4 tsp. baking powder

1/2 tsp. salt

1/2 tsp. cinnamon

1/2 cup butter, cold, cut into cubes

1/2 cup chopped pecans, lightly toasted

2/3 cup pumpkin

1/3 cup. half and half

1/2 tsp. freshly grated nutmeg

Sift dry ingredients.  Cut butter into flour mixture.  Stir in pecans.  Add pumpkin and half and half.  Mix into a stiff dough, do not overwork the dough.  Put dough onto a lightly floured board and work any remaining flour into the dough.  If needed, you can add a little more flour.  When I use my frozen pumpkin, it needs more flour.  With canned pumpkin, it usually doesn’t.  Pat dough out to 1/2 inch thick.  Cut into biscuits and place onto baking sheet.  Bake at 400 degrees for about 12-15 minutes.  Serve hot with lots of butter.

Potato Doughnuts

potato doughnuts

When my children were small, I made these at least once a week.  Some mornings I would take a short cut and just drop the dough by spoonfuls into the hot oil and make potato doughnut drops.  Either way, they loved these.  They are best eaten right after they are made.  They never lasted to the next day in our house, but if you keep them till the next day, put them in a brown paper bag, sprinkled with water and heat in a 350 degree oven for about 15-20 minutes.  They taste like you just cooked them.

4 1/2 cups flour

1 tsp. salt

1 tablespoon baking powder

1 tsp. baking soda

1 tsp. freshly grated nutmeg

2 eggs

1 cup sugar

1/8 cup oil

1 cup mashed potatoes (I would save a cup from a dinner and freeze it till I made the doughnuts)

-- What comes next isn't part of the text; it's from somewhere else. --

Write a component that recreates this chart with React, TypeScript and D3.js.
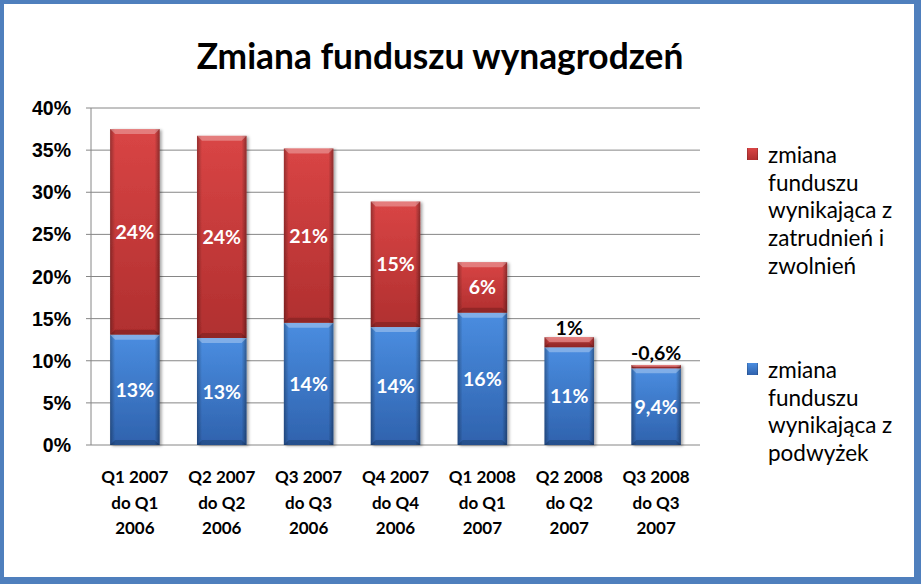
import React from 'react';
import * as d3 from 'd3';

const categories = [
  ['Q1 2007', 'do Q1', '2006'],
  ['Q2 2007', 'do Q2', '2006'],
  ['Q3 2007', 'do Q3', '2006'],
  ['Q4 2007', 'do Q4', '2006'],
  ['Q1 2008', 'do Q1', '2007'],
  ['Q2 2008', 'do Q2', '2007'],
  ['Q3 2008', 'do Q3', '2007'],
];
// zmiana funduszu wynikająca z podwyżek (bottom, blue)
const podwyzki = [13.1, 12.7, 14.5, 14.0, 15.7, 11.6, 9.1];
const podwyzkiLabels = ['13%', '13%', '14%', '14%', '16%', '11%', '9,4%'];
// zmiana funduszu wynikająca z zatrudnień i zwolnień (top, red)
const zatrudnienia = [24.4, 24.0, 20.7, 14.9, 6.0, 1.2, 0.4];
const zatrudnieniaLabels = ['24%', '24%', '21%', '15%', '6%', '1%', '-0,6%'];
const yTicks = [0, 5, 10, 15, 20, 25, 30, 35, 40];
const legendItems = [
  { key: 'red', lines: ['zmiana', 'funduszu', 'wynikająca z', 'zatrudnień i', 'zwolnień'] },
  { key: 'blue', lines: ['zmiana', 'funduszu', 'wynikająca z', 'podwyżek'] },
];

const W = 921;
const H = 584;
const plot = { left: 91, right: 700, top: 108, bottom: 445 };
const labelFont = 'Lato, "Open Sans", sans-serif';

const App: React.FC = () => {
  const x = d3
    .scaleBand<number>()
    .domain(d3.range(categories.length))
    .range([plot.left, plot.right])
    .paddingInner(0.43)
    .paddingOuter(0.22);
  const y = d3.scaleLinear().domain([0, 40]).range([plot.bottom, plot.top]);
  const bw = x.bandwidth();

  const segment = (i: number, lo: number, hi: number, color: 'red' | 'blue') => {
    const x0 = x(i)!;
    const y0 = y(hi);
    const y1 = y(lo);
    const h = y1 - y0;
    const bev = Math.min(5, h / 2);
    return (
      <g key={`${color}-${i}`}>
        <rect x={x0} y={y0} width={bw} height={h} fill={`url(#fill-${color})`} />
        <rect x={x0} y={y0} width={bw} height={h} fill="url(#edges)" />
        <polygon
          points={`${x0},${y0} ${x0 + bw},${y0} ${x0 + bw - bev},${y0 + bev} ${x0 + bev},${y0 + bev}`}
          fill="#fff"
          opacity={0.3}
        />
        <polygon
          points={`${x0},${y1} ${x0 + bw},${y1} ${x0 + bw - bev},${y1 - bev} ${x0 + bev},${y1 - bev}`}
          fill="#000"
          opacity={0.18}
        />
      </g>
    );
  };

  return (
    <svg width={W} height={H} style={{ position: 'absolute', left: 0, top: 0 }}>
      <defs>
        <linearGradient id="fill-red" x1="0" y1="0" x2="0" y2="1">
          <stop offset="0%" stopColor="#d94545" />
          <stop offset="100%" stopColor="#b02f2f" />
        </linearGradient>
        <linearGradient id="fill-blue" x1="0" y1="0" x2="0" y2="1">
          <stop offset="0%" stopColor="#4a8de0" />
          <stop offset="100%" stopColor="#2f62ad" />
        </linearGradient>
        <linearGradient id="edges" x1="0" y1="0" x2="1" y2="0">
          <stop offset="0%" stopColor="#000" stopOpacity={0.3} />
          <stop offset="10%" stopColor="#000" stopOpacity={0} />
          <stop offset="90%" stopColor="#000" stopOpacity={0} />
          <stop offset="100%" stopColor="#000" stopOpacity={0.35} />
        </linearGradient>
        <filter id="shadow" x="-20%" y="-20%" width="140%" height="140%">
          <feDropShadow dx="2" dy="1" stdDeviation="1.5" floodColor="#000" floodOpacity="0.35" />
        </filter>
      </defs>

      {/* frame */}
      <rect x={0} y={0} width={W} height={H} fill="#4f7fbd" />
      <rect x={4} y={4} width={910} height={573} fill="#fff" />

      <text
        x={440}
        y={57}
        dy="0.35em"
        textAnchor="middle"
        fontFamily={labelFont}
        fontWeight={700}
        fontSize={35.3}
        fill="#000"
      >
        Zmiana funduszu wynagrodzeń
      </text>

      {/* grid + axis */}
      {yTicks.map((t) => (
        <g key={t}>
          <line x1={plot.left - 5} x2={plot.right} y1={y(t)} y2={y(t)} stroke="#868686" strokeWidth={1} />
          <text
            x={71}
            y={y(t)}
            dy="0.36em"
            textAnchor="end"
            fontFamily='"Liberation Sans", Arial, sans-serif'
            fontWeight={700}
            fontSize={19.5}
            fill="#000"
          >
            {`${t}%`}
          </text>
        </g>
      ))}
      <line x1={plot.left} x2={plot.left} y1={plot.top} y2={plot.bottom} stroke="#868686" strokeWidth={1} />

      {/* bars */}
      {categories.map((_, i) => (
        <g key={i} filter="url(#shadow)">
          {segment(i, 0, podwyzki[i], 'blue')}
          {segment(i, podwyzki[i], podwyzki[i] + zatrudnienia[i], 'red')}
        </g>
      ))}

      {/* data labels */}
      {categories.map((_, i) => {
        const cx = x(i)! + bw / 2;
        const blueMid = (y(0) + y(podwyzki[i])) / 2;
        const redTop = y(podwyzki[i] + zatrudnienia[i]);
        const redBot = y(podwyzki[i]);
        const small = redBot - redTop < 22;
        const redY = small ? (redTop + redBot) / 2 - 14 : (redTop + redBot) / 2;
        return (
          <g key={i} fontFamily={labelFont} fontWeight={700} fontSize={19.5} textAnchor="middle">
            <text x={cx} y={blueMid} dy="0.36em" fill="#fff">
              {podwyzkiLabels[i]}
            </text>
            <text x={cx} y={redY} dy="0.36em" fill={small ? '#000' : '#fff'}>
              {zatrudnieniaLabels[i]}
            </text>
          </g>
        );
      })}

      {/* category labels */}
      {categories.map((lines, i) => (
        <text
          key={i}
          textAnchor="middle"
          fontFamily={labelFont}
          fontWeight={700}
          fontSize={17}
          fill="#000"
        >
          {lines.map((l, j) => (
            <tspan key={j} x={x(i)! + bw / 2} y={477 + j * 25.5} dy="0.36em">
              {l}
            </tspan>
          ))}
        </text>
      ))}

      {/* legend */}
      {legendItems.map((item, k) => {
        const top = k === 0 ? 155 : 370;
        return (
          <g key={item.key}>
            <rect x={747} y={top - 7} width={11} height={12} fill={`url(#fill-${item.key})`} />
            <rect x={747} y={top - 7} width={11} height={12} fill="url(#edges)" />
            <text fontFamily={labelFont} fontSize={22.5} fill="#000">
              {item.lines.map((l, j) => (
                <tspan key={j} x={768} y={top + j * 27.7} dy="0.35em">
                  {l}
                </tspan>
              ))}
            </text>
          </g>
        );
      })}
    </svg>
  );
};

export default App;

1 cup sour milk (or add 1 tsp. vinegar to 1 cup milk)

Cinnamon sugar – 1 cup sugar, 2 tablespoons cinnamon

Mix dry ingredients.  Beat eggs and sugar until light and fluffy.  Add oil, potatoes, and milk.  Beat till smooth.  Add dry ingredients.  Chill.  Roll out 1/2 inch thick and cut with doughnut cutter.  Fry in hot oil (about 190 degrees) until golden brown.  Turn over and fry other side.  Drain on paper towels and then toss with cinnamon sugar to coat both sides.